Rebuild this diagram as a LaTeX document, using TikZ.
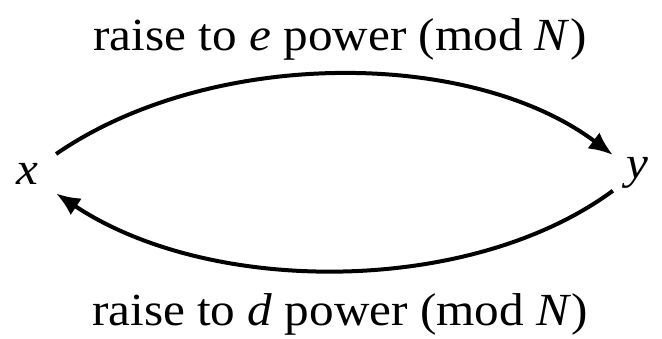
\documentclass[tikz,border=0pt]{standalone}
\usepackage{fontspec}
\setmainfont{Liberation Serif}[FakeStretch=1.07]
\usetikzlibrary{arrows.meta}
\begin{document}
\begin{tikzpicture}[x=1pt,y=-1pt,
  lbl/.style={font=\fontsize{46}{50}\selectfont, inner sep=0pt, anchor=base},
  var/.style={font=\fontsize{46}{50}\selectfont\itshape, inner sep=18pt},
  arc/.style={line width=4pt, -{Latex[length=24pt,width=20pt]}}]
\useasboundingbox (0,0) rectangle (662,338);
\node[var] (x) at (27,174) {x};
\node[var, inner sep=13pt] (y) at (637,173) {y};
\node[lbl] (top) at (340,50) {raise to \textit{e} power (mod \textit{N})};
\node[lbl] (bot) at (340,325) {raise to \textit{d} power (mod \textit{N})};
\draw[arc] (x) .. controls (210,48) and (470,48) .. (y);
\draw[arc] (y) .. controls (470,296) and (210,296) .. (x);
\end{tikzpicture}
\end{document}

What you have to do: Copy the listing exactly. Any image in it stays out of the copy.

Task output:
Rebuild this diagram as a LaTeX document, using TikZ.
\documentclass[tikz,border=0pt]{standalone}
\usepackage{fontspec}
\setmainfont{Liberation Serif}[FakeStretch=1.07]
\usetikzlibrary{arrows.meta}
\begin{document}
\begin{tikzpicture}[x=1pt,y=-1pt,
  lbl/.style={font=\fontsize{46}{50}\selectfont, inner sep=0pt, anchor=base},
  var/.style={font=\fontsize{46}{50}\selectfont\itshape, inner sep=18pt},
  arc/.style={line width=4pt, -{Latex[length=24pt,width=20pt]}}]
\useasboundingbox (0,0) rectangle (662,338);
\node[var] (x) at (27,174) {x};
\node[var, inner sep=13pt] (y) at (637,173) {y};
\node[lbl] (top) at (340,50) {raise to \textit{e} power (mod \textit{N})};
\node[lbl] (bot) at (340,325) {raise to \textit{d} power (mod \textit{N})};
\draw[arc] (x) .. controls (210,48) and (470,48) .. (y);
\draw[arc] (y) .. controls (470,296) and (210,296) .. (x);
\end{tikzpicture}
\end{document}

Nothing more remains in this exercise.